-- Work to complete --
Reproduce the listing below in full and without alteration, apart from its pictures.

== Source excerpt ==

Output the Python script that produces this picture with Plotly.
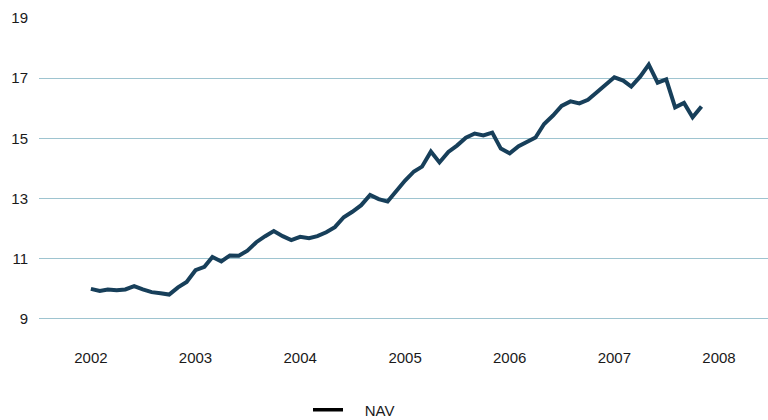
import pandas as pd
import plotly.graph_objects as go

# Monthly NAV, Jan 2002 .. Nov 2007
start_month = "2002-01-01"
nav = [
    10.00, 9.93, 9.98, 9.95, 9.98, 10.09, 9.98, 9.89, 9.85, 9.81, 10.05, 10.23,
    10.62, 10.73, 11.06, 10.91, 11.11, 11.10, 11.27, 11.55, 11.75, 11.92, 11.75, 11.62,
    11.73, 11.68, 11.75, 11.88, 12.05, 12.38, 12.56, 12.78, 13.12, 12.98, 12.90, 13.26,
    13.60, 13.90, 14.06, 14.56, 14.20, 14.55, 14.76, 15.02, 15.16, 15.10, 15.19, 14.66,
    14.50, 14.74, 14.88, 15.03, 15.48, 15.76, 16.08, 16.23, 16.16, 16.28, 16.53, 16.78,
    17.03, 16.92, 16.72, 17.05, 17.45, 16.85, 16.96, 16.03, 16.18, 15.70, 16.06,
]
year_ticks = ["2002", "2003", "2004", "2005", "2006", "2007", "2008"]
y_ticks = [9, 11, 13, 15, 17, 19]
series_name = "NAV"

dates = pd.date_range(start_month, periods=len(nav), freq="MS")
tick_dates = [pd.Timestamp(f"{y}-01-01") for y in year_ticks]

font_family = "Liberation Sans, Arial, sans-serif"
text_color = "#1a1a1a"

fig = go.Figure()
fig.add_trace(go.Scatter(
    x=dates, y=nav, mode="lines", name=series_name, showlegend=False,
    line=dict(color="#173f5a", width=4),
))
# legend entry (drawn black in the reference)
fig.add_trace(go.Scatter(
    x=[None], y=[None], mode="lines", name="\u00a0\u00a0\u00a0\u00a0" + series_name,
    line=dict(color="#000000", width=3.5),
))

fig.update_layout(
    width=768, height=420,
    margin=dict(l=39, r=0, t=18, b=77, autoexpand=False),
    paper_bgcolor="white", plot_bgcolor="white",
    font=dict(family=font_family, size=15, color=text_color),
    showlegend=True,
    legend=dict(
        orientation="h", x=0.369, xanchor="left",
        y=-0.206, yanchor="middle",
        font=dict(size=15, color=text_color),
        bgcolor="rgba(0,0,0,0)",
    ),
    xaxis=dict(
        type="date",
        range=["2001-07-04", "2008-06-20"],
        tickvals=tick_dates, ticktext=year_ticks,
        showgrid=False, zeroline=False, showline=False, ticks="",
        automargin=False,
        ticklabelstandoff=4,
        tickfont=dict(size=15, color=text_color),
    ),
    yaxis=dict(
        range=[8.2, 19],
        tickvals=y_ticks,
        showgrid=True, gridcolor="#9ec4d0", gridwidth=1,
        zeroline=False, showline=False, ticks="",
        automargin=False,
        ticklabelstandoff=10,
        tickfont=dict(size=15, color=text_color),
    ),
)

fig.write_html("out.html", config={"displayModeBar": False},
               post_script="document.body.style.margin='0';")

===

-- Response --
Output the Python script that produces this picture with Plotly.
import pandas as pd
import plotly.graph_objects as go

# Monthly NAV, Jan 2002 .. Nov 2007
start_month = "2002-01-01"
nav = [
    10.00, 9.93, 9.98, 9.95, 9.98, 10.09, 9.98, 9.89, 9.85, 9.81, 10.05, 10.23,
    10.62, 10.73, 11.06, 10.91, 11.11, 11.10, 11.27, 11.55, 11.75, 11.92, 11.75, 11.62,
    11.73, 11.68, 11.75, 11.88, 12.05, 12.38, 12.56, 12.78, 13.12, 12.98, 12.90, 13.26,
    13.60, 13.90, 14.06, 14.56, 14.20, 14.55, 14.76, 15.02, 15.16, 15.10, 15.19, 14.66,
    14.50, 14.74, 14.88, 15.03, 15.48, 15.76, 16.08, 16.23, 16.16, 16.28, 16.53, 16.78,
    17.03, 16.92, 16.72, 17.05, 17.45, 16.85, 16.96, 16.03, 16.18, 15.70, 16.06,
]
year_ticks = ["2002", "2003", "2004", "2005", "2006", "2007", "2008"]
y_ticks = [9, 11, 13, 15, 17, 19]
series_name = "NAV"

dates = pd.date_range(start_month, periods=len(nav), freq="MS")
tick_dates = [pd.Timestamp(f"{y}-01-01") for y in year_ticks]

font_family = "Liberation Sans, Arial, sans-serif"
text_color = "#1a1a1a"

fig = go.Figure()
fig.add_trace(go.Scatter(
    x=dates, y=nav, mode="lines", name=series_name, showlegend=False,
    line=dict(color="#173f5a", width=4),
))
# legend entry (drawn black in the reference)
fig.add_trace(go.Scatter(
    x=[None], y=[None], mode="lines", name="\u00a0\u00a0\u00a0\u00a0" + series_name,
    line=dict(color="#000000", width=3.5),
))

fig.update_layout(
    width=768, height=420,
    margin=dict(l=39, r=0, t=18, b=77, autoexpand=False),
    paper_bgcolor="white", plot_bgcolor="white",
    font=dict(family=font_family, size=15, color=text_color),
    showlegend=True,
    legend=dict(
        orientation="h", x=0.369, xanchor="left",
        y=-0.206, yanchor="middle",
        font=dict(size=15, color=text_color),
        bgcolor="rgba(0,0,0,0)",
    ),
    xaxis=dict(
        type="date",
        range=["2001-07-04", "2008-06-20"],
        tickvals=tick_dates, ticktext=year_ticks,
        showgrid=False, zeroline=False, showline=False, ticks="",
        automargin=False,
        ticklabelstandoff=4,
        tickfont=dict(size=15, color=text_color),
    ),
    yaxis=dict(
        range=[8.2, 19],
        tickvals=y_ticks,
        showgrid=True, gridcolor="#9ec4d0", gridwidth=1,
        zeroline=False, showline=False, ticks="",
        automargin=False,
        ticklabelstandoff=10,
        tickfont=dict(size=15, color=text_color),
    ),
)

fig.write_html("out.html", config={"displayModeBar": False},
               post_script="document.body.style.margin='0';")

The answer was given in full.